Six years ago, God gave me two life-changing things at the same time: becoming pastor of New Hope Baptist Church and knowledge of the principles of Real Love. In God’s providence, I was given a church to love and the knowledge that “our souls require feeling loved in just as real a way as our bodies require air and food.” Greg Baer’s Real Love Bible Study Workbook and his “Essentials of Real Love Seminar” on DVDs have changed the way I see human sinfulness and the Bible’s assertion that “God is love.” I plan to present what I have learned to the church I love as clearly as I can in a series of sermons. Here is the plan.
January 8 What Is Real Love and Why Do We Need It? 1John4:10; Isaiah 55:1-3
January 15 Imitation Love: Sugar Babies vs. Soul Food
January 22 Getting and Protecting Behaviors, also Known as Sin
January 29 Changing Your Judgment of People
February 5 Getting Love So That You Can Give It: A River of Life Flowing Out of Me John 4:7-26
February 12 The Law of Choice and the Law of Consequences
February 17 What Can Real Love Do for a Church?
February 24 Real Love and Eternal Life
Waiting on the Lord
When Mary and Joseph took Jesus to the Temple in Jerusalem he was eight days old. There they met a man named Simeon. “He loved God,” the Gospel of Luke says, “and was waiting for God to save the people of Israel. God's Spirit came to him and told him that he would not die until he had seen Christ the Lord” (4:25-26). Simeon had been waiting patiently for God to fulfill his promise. We don’t know how old Simeon was, but it is likely that he had been waiting a long time when he finally saw eight-day-old Jesus. Think about it: this man did not give up. If he had failed to wait on the Lord, he would have missed his reason for being alive.

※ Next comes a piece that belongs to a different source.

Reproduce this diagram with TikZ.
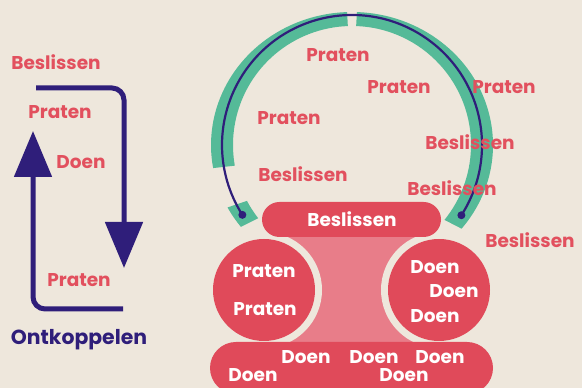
\documentclass[tikz,border=0pt]{standalone}
\usepackage{fontspec}
\setmainfont{Poppins}
\usetikzlibrary{arrows.meta,positioning,calc}
\definecolor{paper}{HTML}{EEE7DC}
\definecolor{talkred}{HTML}{E2505E}
\definecolor{blockred}{HTML}{E04A5A}
\definecolor{softpink}{HTML}{E87D89}
\definecolor{loopteal}{HTML}{55BA98}
\definecolor{loopblue}{HTML}{2F1E7A}

\newcommand{\tealband}[2]{%
  \fill[loopteal] ($(mid)+(#1:141 and 133)$) arc[start angle=#1, end angle=#2, x radius=141, y radius=133]
    -- ($(mid)+(#2:119)$) arc[start angle=#2, end angle=#1, radius=119] -- cycle;}

\begin{document}
\begin{tikzpicture}[x=1pt, y=1pt,
  word/.style={font=\fontsize{18.5}{21}\selectfont\bfseries, text=talkred, inner sep=0pt, text depth=0pt},
  inword/.style={word, text=white},
  flow/.style={-{Triangle[length=46pt, width=37pt]}, line width=5pt, loopblue, rounded corners=12pt},
]
  \fill[paper] (0,0) rectangle (582,388);
  \clip (0,0) rectangle (582,388);

  % left loop
  \coordinate (topstart) at (36,300);
  \coordinate (topturn) at (124,300);
  \coordinate (downtip) at (124,120);
  \coordinate (botstart) at (123,79);
  \coordinate (botturn) at (33,79);
  \coordinate (uptip) at (33,257);
  \draw[flow] (topstart) -- (topturn) -- (downtip);
  \draw[flow] (botstart) -- (botturn) -- (uptip);

  \node[word] (lbes) at (56,326) {Beslissen};
  \node[word] (lprat) at (60,276) {Praten};
  \node[word] (ldoen) at (81,226) {Doen};
  \node[word] (lprat2) at (79,108) {Praten};
  \node[word, text=loopblue, font=\fontsize{20.4}{23}\selectfont\bfseries, anchor=base] (ontk) at (79,43) {Ontkoppelen};

  % arc
  \coordinate (mid) at (352,243);
  \tealband{-39}{88}
  \tealband{92}{190}
  \tealband{208}{218}
  \draw[loopblue, line width=2.2pt] ($(mid)+(-32.7:130)$) coordinate (rend) arc[start angle=-32.7, end angle=212.5, radius=130] coordinate (lend);
  \fill[loopblue] (rend) circle (4);
  \fill[loopblue] (lend) circle (4);

  % block
  \fill[softpink] (287,43) rectangle (422,158);
  \fill[paper] (264,98) circle (58);
  \fill[paper] (439,98) circle (58);
  \fill[blockred] (264,98) circle (51);
  \fill[blockred] (439,98) circle (51);
  \fill[blockred, rounded corners=17.5pt] (262,151) rectangle (441,186);
  \fill[blockred, rounded corners=26pt] (210,-6) rectangle (493,46);

  \node[inword] (pillbes) at (352,169) {Beslissen};
  \node[inword] (cprat1) at (264,117) {Praten};
  \node[inword] (cprat2) at (265,79) {Praten};
  \node[inword] (cdoen1) at (435,121) {Doen};
  \node[inword] (cdoen2) at (454,97) {Doen};
  \node[inword] (cdoen3) at (435,72) {Doen};
  \node[inword] (bdoen1) at (306,31) {Doen};
  \node[inword] (bdoen2) at (374,31) {Doen};
  \node[inword] (bdoen3) at (440,31) {Doen};
  \node[inword] (bdoen4) at (253,12.5) {Doen};
  \node[inword] (bdoen5) at (404,12.5) {Doen};

  % words round the arc
  \node[word] (aprat1) at (338,333) {Praten};
  \node[word] (aprat2) at (399,301) {Praten};
  \node[word] (aprat3) at (504,301) {Praten};
  \node[word] (aprat4) at (289,270) {Praten};
  \node[word] (abes1) at (470,246) {Beslissen};
  \node[word] (abes2) at (303,214) {Beslissen};
  \node[word] (abes3) at (452,200) {Beslissen};
  \node[word] (abes4) at (530,148) {Beslissen};
\end{tikzpicture}
\end{document}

We need the faith and patience of Simeon, because we too are called on to wait for what we want from God. What matters is not how long we have to wait for what we want, but the kind of persons we become in the waiting.
Here are the questions to ask yourself as you think of what you are “waiting on the Lord” to see. Am I becoming more loving? Am I becoming more patient? Am I honestly praying, “Your will be done on earth as it is in heaven?” Am I trusting God to use me to get his will done?
You may be aware that Billy Graham turned 93 recently. In his wonderful book, Nearing Home, he says, “I was taught how to die, but nobody ever taught me how to grow old.” He writes that his wife Ruth wanted a specific saying on her tombstone. She was driving through an area of road construction once. When she finally came to the end of all the markers and equipment along the road, she saw this sign: “END OF CONSTRUCTION. THANK YOU FOR YOUR PATIENCE.” Those words are over her grave. They are about waiting patiently for the Lord. Each of us is a construction project. We need patience to wait on the Lord.